Note that it is recommended that the core be in ATOMIC state rather than ORDERED state at the time of the DESCHED. (See the “POW Performance Considerations” on page 243, below.)
SWTAG_DESCHED(new_tag_type, new_tag, new_grp, no_sched)
This is identical to a SWTAG followed by a DESCHED, except that it also updates the group identifier. It must follow the same start rules as does SWTAG (shown in Figure 5–2 on page 224). SWTAG_DESCHED is well-suited for transferring work from one group to another - work pipelining.

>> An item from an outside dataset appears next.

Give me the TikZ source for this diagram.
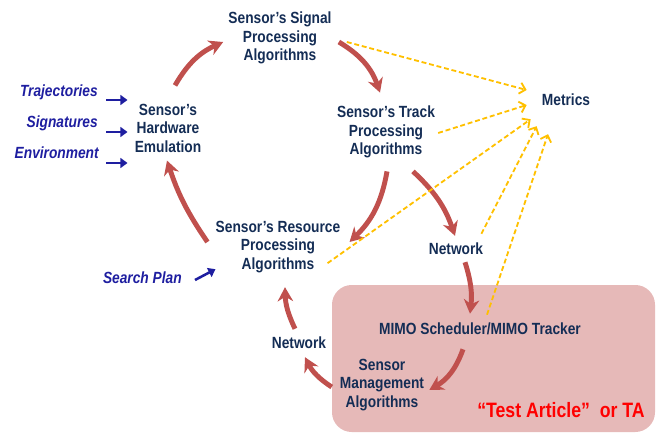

UPD_WQP_GRP (new_wqp, new_grp)
Update the work-queue pointer (new_wqp) and group identifier (new_grp) for the work that is held in the POW.
CLR_NSCHED (wqp, index)
Clears the nosched bit for the POW entry selected by index. CLR_NSCHED is a NOP under any the following conditions:
● the POW entry is not on a deschedule list, or
● the wqp in the POW entry does not match the supplied wqp Before initiating a CLR_NSCHED operation, software must guarantee that all *DESCHEDs and CLR_NSCHEDs are complete. software can read the pend_desched and pend_nosched_clr bits via POW status loads to determine when these conditions are true. (Refer to Sections 5.8 and 5.11.1 for more details on POW status loads.)
After a CLR_NSCHED operation, software must guarantee that the CLR_NSCHED is complete before issuing any subsequent POW operations. It can do this by checking the pend_nosched_clr via POW status reads.
Note also that index will typically be determined by POW status loads prior to the *DESCHED that set the no_sched bit. A POW status load with get_cur=1 returns the index field in <50:40>.